A study of the effect of JPG compression on adversarial images
Gintare Karolina Dziugaite, Zoubin Ghahramani, Daniel M. Roy
TL;DR
Adversarial examples threaten neural network image classifiers by introducing imperceptible perturbations that fool predictions. The study tests whether a ubiquitous image preprocess, JPEG compression, can revert FGSM-generated perturbations by effectively projecting images back into a JPG subspace, using a pre-trained OverFeat model on ImageNet. Results show JPEG recompression substantially restores correct predictions for small perturbations (ε=1) but not for larger perturbations (ε=5,10), indicating JPEG is not a robust defense. The work highlights the limits of simple preprocessing for adversarial robustness and motivates deeper investigation into subspace projections and resilient defenses in high-dimensional vision tasks.
Abstract
Neural network image classifiers are known to be vulnerable to adversarial images, i.e., natural images which have been modified by an adversarial perturbation specifically designed to be imperceptible to humans yet fool the classifier.

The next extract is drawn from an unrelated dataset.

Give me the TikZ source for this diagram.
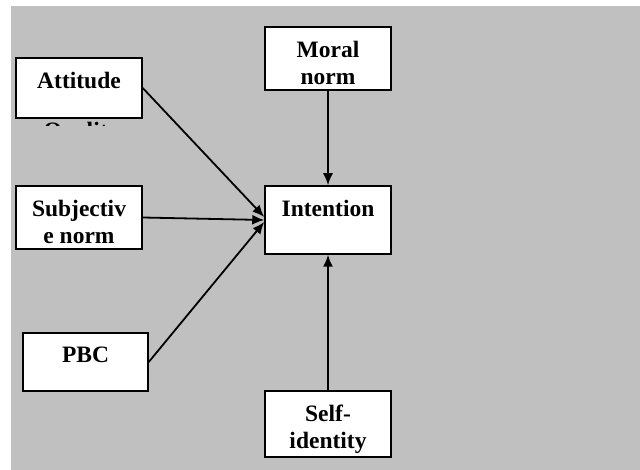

Not only can adversarial images be generated easily, but these images will often be adversarial for networks trained on disjoint subsets of data or with different architectures. Adversarial images represent a potential security risk as well as a serious machine learning challenge---it is clear that vulnerable neural networks perceive images very differently from humans. Noting that virtually every image classification data set is composed of JPG images, we evaluate the effect of JPG compression on the classification of adversarial images. For Fast-Gradient-Sign perturbations of small magnitude, we found that JPG compression often reverses the drop in classification accuracy to a large extent, but not always. As the magnitude of the perturbations increases, JPG recompression alone is insufficient to reverse the effect.